There’s a little lull as people let go of the conversation and turn back to their seatmates. “When you went to seminary,” I ask Michael, “did they dismantle everything you thought you believed?”
He grins. “They sure did.”
“It’s good to know the Lutherans do that, too,” I say.
Stephen gets on the bus’s loudspeaker to alert us to the fact that we’re passing through Gehenna Valley, which was the city’s original garbage dump. In the Bible it’s referred to as a place that’s constantly burning, a place where the outcasts scavenged a living. It’s significant because it gave birth to Scripture’s Gehenna/hell imagery. The bus windows are open, but I don’t notice any overpowering odors, which is disappointing. I have a good nose and had hoped to catch the stench of hell itself. But I’ve smelled much worse in New York City during garbage workers’ strikes.
The bus winds through city streets and then suburbs, never leaving greater Jerusalem before we arrive at the Wall of Separation between Israel and the West Bank. We are armed with our passports. A teenager in a dark green uniform and black beret boards the bus carrying a rifle in both hands. He strides down the aisle, swinging his head from side to side for a cursory glance at our papers. He doesn’t stop to examine anything. When he passes me, I notice that his cheeks are peach-fuzzed.
The bus gets the go-ahead and begins to move. Camera Michael scrambles in front of me to film out my window. We both strain and crane as we roll past the barrier. The Wall stretches twice as high as our bus and casts a long shadow, both literally and figuratively. It is an obstruction that demarcates inside from outside, Israeli from Palestinian, citizen from noncitizen. My heart beats faster when I see a large group of soldiers and a tank at the ready. I wonder if the young men in uniform like being on the side they’re on, or if they feel locked into this conflict in complicated ways.
In Bethlehem we stop to pick up our guide for the day: Sam, a Palestinian Christian. The staff at Saint George’s always hires a Palestinian guide when the pilgrim tours cross into the Occupied Territories. They do this partly as a courtesy, because this is Palestinian land; but they also do it as an act of justice: the people here are desperate for employment. The Second Intifada in 2000 decimated the tourist business — it declined by some 90 percent.

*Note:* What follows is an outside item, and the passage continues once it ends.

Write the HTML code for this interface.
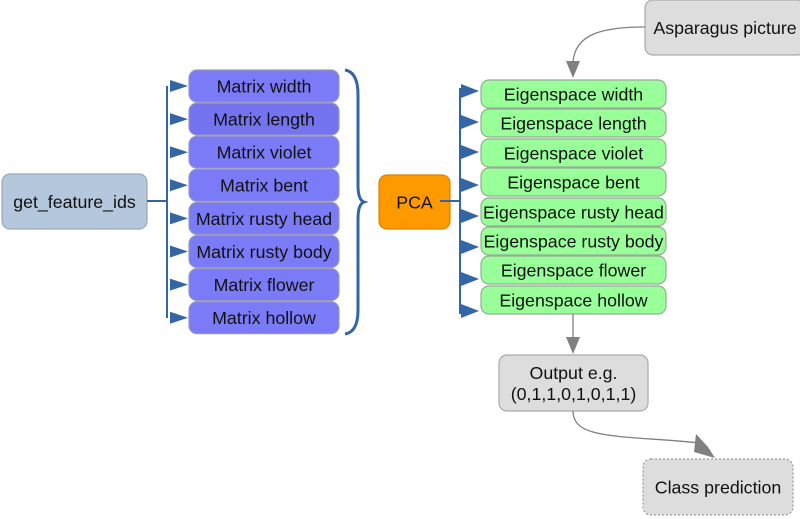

The bus heads to the Shepherds’ Field on the eastern side of Bethlehem, grinding gears as the driver downshifts on a long, steep hill. On either side of the street are boarded-up businesses and barred windows. There are very few people out and about. Sam tells us that the population of Bethlehem is currently 28,000, and nearly everyone is unemployed. He gives us the religious breakdown: 70 percent are Muslim and 30 percent are Christian, although both groups may include large numbers of atheists.
I remember Tercier, the atheist we encountered at the Monastery of the Flagellation. He was from Bethlehem, and told us the joke about Jesus being trapped on the wrong side of the Wall. I recorded that joke just as I now record Sam’s statistics. I tell myself that I’m writing down facts to use in sermons later; but in truth I’m trying to capture this experience so that I can process it later. I want to appreciate each point of view. There is so much I don’t know, and the statistics are the least of it. To me the real growth comes from meeting Tercier, and Sam, from passing through the shadow of the Wall, from seeing everything here firsthand.
Sam explains that the Shepherds’ Field is the setti
ng for two well-known Bible stories. As I hoped, he mentions Ruth and Boaz. I love that story, and I delight in being Ruth’s namesake. She was so brave! I want to have access to her courage and resolve. She was powerless because she was a woman, as well as an outsider, a Moabitess. Yet she ended up in the covenant line because she gave birth to a child who was one of Jesus’ forebears. She is named in Matthew’s genealogy, the passage immortalized in that fourteen-point star we’ll be seeing in the Church of the Nativity. Certainly that makes her a chosen one.
Ruth’s combination of outside-ness and chosen-ness has always struck a deep chord in me. These two poles are also important to my life story. Because I was born into an ethnically tight faith community with a strong theology of the covenant, I always felt chosen. We were all chosen, my whole Dutch Reformed community — born into that covenant and chosen by God. How I would like to talk to a Jewish person about this sense of chosenness, which seems to be a double-edged sword! But I have no idea how to begin that conversation. Besides, I was chosen, but I was also a woman, and because of that I had a certain role to play. When I felt called into ministry, I moved outside the acceptable boundaries of the community. I had no choice but to leave the womb of my early world and become an outsider.
Palestinian Sam is quoting a familiar Scripture passage: “In that region there were shepherds abiding in the field. . . .” And the whole busload of us shouts in unison, “Keeping watch over their flocks by night.” We grin at each other as the bus lurches down the hill.
Finally we arrive. The Shepherds’ Field is rocky and steeply sloped. We go single file, making a hairpin turn around a precipitous drop, which exposes the entrance to a cave. Single file down eight or so stone steps between rough rock walls. The steps are spaced evenly enough to have been hewn.
By the dim light I can see that the cave is made entirely of stone. There are niches chiseled into the wall here and there. In certain spots the walls and ceiling are black with soot. I imagine the fires that people burned in those places to chase the chill away. One “room” has enough space for us to gather. Sam explains that this empty pocket occurred naturally in the hillside, and over the centuries has been enlarged.